What a shame it is when a film successfully manages to feature fine performances, deliver insightful conversations and evoke heartfelt emotions but still never quite reaches its potential. So it is in this Israeli comedy-drama about an aging gay travel writer from New York who sublets an apartment from a handsome young bisexual film student while on assignment to write a piece aimed at taking the pulse of life in Tel Aviv. Director Eytan Fox’s intergenerational story of friendship, romance, reflecting on the past and the search for the next step in life frequently captivates but primarily as a collection of “moments” that don’t tie together particularly well. In an attempt to pack too much material and too many themes into the film’s scant 89-minute runtime, “Sublet” frequently feels seriously underdeveloped and often rushed to get everything in under the wire.
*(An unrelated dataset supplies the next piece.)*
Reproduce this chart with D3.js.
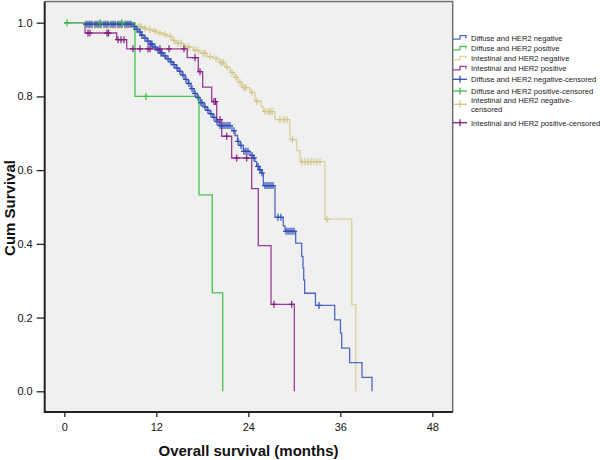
<!DOCTYPE html>
<html><head><meta charset="utf-8">
<script src="https://cdn.jsdelivr.net/npm/d3@7/dist/d3.min.js"></script>
<style>
html,body{margin:0;padding:0;background:#fff;}
svg{display:block;font-family:"Liberation Sans",Arial,sans-serif;}
</style></head>
<body>
<svg id="chart" width="600" height="460"></svg>
<script>
// ---------- DATA ----------
const xTicks = [0, 12, 24, 36, 48];
const yTicks = [0.0, 0.2, 0.4, 0.6, 0.8, 1.0];
const xTitle = "Overall survival (months)";
const yTitle = "Cum Survival";

const legendLabels = [
  ["Diffuse and HER2 negative"],
  ["Diffuse and HER2 positive"],
  ["Intestinal and HER2 negative"],
  ["Intestinal and HER2 positive"],
  ["Diffuse and HER2 negative-censored"],
  ["Diffuse and HER2 positive-censored"],
  ["Intestinal and HER2 negative-", "censored"],
  ["Intestinal and HER2 positive-censored"]
];

// Diffuse and HER2 negative
const diffNegEventT = [2.7, 8.96, 9.29, 9.61, 10.0, 10.39, 10.79, 11.18, 11.57, 11.96, 12.48, 12.88, 13.27, 13.79, 14.18, 14.57, 14.96, 15.35, 15.74, 16.14, 16.53, 16.92, 17.31, 17.70, 18.22, 18.61, 19.0, 19.39, 19.79, 20.18, 21.87, 22.26, 22.59, 22.92, 23.35, 24.22, 24.65, 24.87, 25.09, 25.40, 25.75, 25.96, 27.48, 28.56, 28.79, 30.18, 30.96, 31.13, 31.23, 31.35, 32.76, 35.27, 36.02, 36.18, 37.22, 38.83, 40.13];
const diffNegEventS = [0.996, 0.990, 0.982, 0.975, 0.966, 0.958, 0.950, 0.942, 0.934, 0.926, 0.918, 0.910, 0.902, 0.894, 0.886, 0.877, 0.868, 0.858, 0.846, 0.835, 0.821, 0.808, 0.797, 0.783, 0.772, 0.762, 0.753, 0.743, 0.732, 0.721, 0.707, 0.694, 0.678, 0.667, 0.651, 0.640, 0.633, 0.623, 0.610, 0.601, 0.592, 0.558, 0.472, 0.449, 0.434, 0.402, 0.366, 0.335, 0.302, 0.266, 0.233, 0.194, 0.158, 0.117, 0.078, 0.038, 0.0];
const diffNegCensT = [2.83, 3.09, 3.35, 3.61, 4.00, 4.27, 4.53, 4.79, 5.18, 5.44, 5.70, 6.09, 6.35, 6.61, 7.00, 7.27, 7.53, 7.92, 8.18, 8.44, 8.70, 9.09, 9.48, 9.87, 10.13, 10.53, 10.92, 11.31, 11.44, 11.83, 12.22, 12.61, 12.74, 13.13, 13.53, 13.92, 14.31, 14.70, 15.09, 15.48, 15.87, 16.26, 16.66, 17.05, 17.44, 17.83, 17.96, 18.35, 18.74, 19.13, 19.53, 19.92, 20.31, 20.57, 20.83, 21.09, 21.35, 21.61, 22.13, 22.66, 23.05, 23.44, 23.70, 23.96, 24.48, 24.74, 25.27, 25.53, 25.79, 26.18, 26.44, 26.70, 26.96, 27.22, 27.87, 28.26, 28.92, 29.18, 29.44, 29.70, 29.96, 33.22];

// Diffuse and HER2 positive
const diffPosEventT = [9.22, 17.57, 19.30, 20.66];
const diffPosEventS = [0.8, 0.533, 0.267, 0.0];
const diffPosCensT = [0.35, 4.66, 7.53, 10.66];

// Intestinal and HER2 negative
const intNegEventT = [2.7, 9.48, 10.27, 10.79, 11.57, 12.09, 12.88, 13.40, 14.05, 14.57, 15.61, 16.79, 17.70, 18.61, 19.39, 20.18, 20.96, 21.61, 22.13, 22.66, 23.18, 24.22, 24.87, 25.66, 25.92, 27.48, 29.43, 30.29, 30.74, 34.00, 37.49, 38.01];
const intNegEventS = [0.993, 0.989, 0.985, 0.981, 0.977, 0.972, 0.968, 0.963, 0.952, 0.944, 0.934, 0.925, 0.917, 0.908, 0.903, 0.892, 0.879, 0.865, 0.852, 0.838, 0.824, 0.811, 0.787, 0.773, 0.759, 0.737, 0.683, 0.653, 0.623, 0.467, 0.235, 0.0];
const intNegCensT = [2.83, 3.22, 3.61, 4.00, 4.39, 4.78, 5.17, 5.56, 5.96, 6.35, 6.74, 7.13, 7.52, 7.91, 8.30, 8.70, 9.74, 10.0, 10.53, 11.18, 11.83, 12.48, 13.13, 13.79, 14.31, 14.83, 15.22, 15.87, 16.26, 17.05, 17.44, 18.09, 18.35, 19.0, 19.79, 20.44, 20.70, 21.22, 21.87, 22.39, 22.92, 23.44, 23.70, 24.48, 25.13, 26.17, 26.57, 26.83, 27.09, 28.13, 28.66, 29.05, 29.76, 30.99, 31.39, 31.78, 32.18, 32.57, 32.96, 33.35, 34.26];

// Intestinal and HER2 positive
const intPosEventT = [2.70, 6.83, 8.14, 16.04, 17.48, 18.05, 19.23, 19.88, 20.53, 21.83, 24.44, 25.30, 26.96, 30.00];
const intPosEventS = [0.972, 0.954, 0.929, 0.905, 0.867, 0.825, 0.786, 0.737, 0.692, 0.633, 0.550, 0.395, 0.236, 0.0];
const intPosCensT = [3.09, 3.35, 5.57, 5.77, 7.00, 7.40, 7.79, 8.96, 9.87, 10.92, 11.18, 12.48, 13.66, 15.61, 17.05, 17.70, 19.52, 19.72, 20.31, 21.18, 22.49, 23.79, 27.35, 29.66];

// ---------- LAYOUT / STYLE ----------
const lineColors = ["#5068c4", "#46c44e", "#d9d29c", "#9a3c96"];
const censColors = ["#2f4db4", "#3cbc46", "#d0c68a", "#7e1f7c"];

const series = [
  {t: diffNegEventT, s: diffNegEventS, c: diffNegCensT},
  {t: diffPosEventT, s: diffPosEventS, c: diffPosCensT},
  {t: intNegEventT, s: intNegEventS, c: intNegCensT},
  {t: intPosEventT, s: intPosEventS, c: intPosCensT}
];

const svg = d3.select("#chart");
const frame = {left: 44.7, right: 452.7, top: 1.5, bottom: 412};
const x = d3.scaleLinear().domain([0, 48]).range([64.3, 432.3]);
const y = d3.scaleLinear().domain([0, 1]).range([391.3, 22.7]);

// plot background
svg.append("rect").attr("x", frame.left).attr("y", frame.top)
  .attr("width", frame.right - frame.left).attr("height", frame.bottom - frame.top)
  .attr("fill", "#f0f0f0");
// top/right border
svg.append("path")
  .attr("d", `M${frame.left},${frame.top}H${frame.right}V${frame.bottom}`)
  .attr("fill", "none").attr("stroke", "#707070").attr("stroke-width", 1.5);

// axes
const yAxis = d3.axisLeft(y).tickValues(yTicks).tickFormat(d3.format(".1f")).tickSizeInner(8).tickSizeOuter(0).tickPadding(4);
const gy = svg.append("g").attr("transform", `translate(${frame.left},0)`).call(yAxis);
gy.select(".domain").remove();
const xAxis = d3.axisBottom(x).tickValues(xTicks).tickFormat(d3.format("d")).tickSizeInner(5).tickSizeOuter(0).tickPadding(6);
const gx = svg.append("g").attr("transform", `translate(0,${frame.bottom})`).call(xAxis);
gx.select(".domain").remove();
[gx, gy].forEach(g => {
  g.selectAll("text").attr("font-size", 11).attr("fill", "#111").attr("font-family", "'Liberation Sans',Arial,sans-serif");
  g.selectAll("line").attr("stroke", "#222").attr("stroke-width", 1.3);
});
// left/bottom border
svg.append("path")
  .attr("d", `M${frame.left},${frame.top}V${frame.bottom}H${frame.right}`)
  .attr("fill", "none").attr("stroke", "#222").attr("stroke-width", 2);

// survival curves
function stepPath(sr) {
  const pts = [[0, 1]];
  let prev = 1;
  sr.t.forEach((t, i) => { pts.push([t, prev]); pts.push([t, sr.s[i]]); prev = sr.s[i]; });
  return d3.line().x(d => x(d[0])).y(d => y(d[1]))(pts);
}
function survAt(sr, t) {
  let v = 1;
  sr.t.forEach((tt, i) => { if (tt <= t) v = sr.s[i]; });
  return v;
}
const drawOrder = [2, 0, 3, 1];
drawOrder.forEach(k => {
  const sr = series[k];
  svg.append("path").attr("d", stepPath(sr)).attr("fill", "none")
    .attr("stroke", lineColors[k]).attr("stroke-width", 1.3);
});
drawOrder.forEach(k => {
  const sr = series[k];
  const g = svg.append("g").attr("stroke", censColors[k]).attr("stroke-width", 1.2);
  sr.c.forEach(t => {
    const cx = x(t), cy = y(survAt(sr, t));
    g.append("line").attr("x1", cx).attr("x2", cx).attr("y1", cy - 3.5).attr("y2", cy + 3.5);
    g.append("line").attr("x1", cx - 3).attr("x2", cx + 3).attr("y1", cy).attr("y2", cy);
  });
});

// axis titles
svg.append("text").attr("x", 248.5).attr("y", 455.5).attr("text-anchor", "middle")
  .attr("font-size", 15).attr("font-weight", "bold").attr("fill", "#111").text(xTitle);
svg.append("text").attr("transform", "translate(14.5,208) rotate(-90)").attr("text-anchor", "middle")
  .attr("font-size", 15).attr("font-weight", "bold").attr("fill", "#111").text(yTitle);

// legend
const legY = [37.7, 48.3, 58.3, 68.3, 79.3, 91, 104.3, 122.7];
const lg = svg.append("g");
legendLabels.forEach((lines, i) => {
  const cy = legY[i];
  const k = i % 4;
  if (i < 4) {
    lg.append("path").attr("d", `M453,${cy + 1.5}H460V${cy - 2}H466V${cy + 0.5}`)
      .attr("fill", "none").attr("stroke", lineColors[k]).attr("stroke-width", 1.3);
  } else {
    lg.append("line").attr("x1", 453).attr("x2", 467).attr("y1", cy).attr("y2", cy)
      .attr("stroke", censColors[k]).attr("stroke-width", 1.3);
    lg.append("line").attr("x1", 460).attr("x2", 460).attr("y1", cy - 3.5).attr("y2", cy + 3.5)
      .attr("stroke", censColors[k]).attr("stroke-width", 1.3);
  }
  const n = lines.length;
  lines.forEach((ln, j) => {
    lg.append("text").attr("x", 471).attr("y", cy + 2.8 + (j - (n - 1) / 2) * 8.8)
      .attr("font-size", 7.6).attr("fill", "#222").text(ln);
  });
});
</script>
</body></html>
The writing is generally crisp (save for one woefully pathetic, insipidly precious scene in the closing sequence), and the lead performances by John Benjamin Hickey and Niv Nissim are heartfelt and lively, but these assets aren’t enough to elevate this offering to what it could have been. Instead of a full-fledged, well-crafted release we’re left with the travelogue version of the story, sadly shortchanging viewers on what might have been a much more engaging and engrossing tale.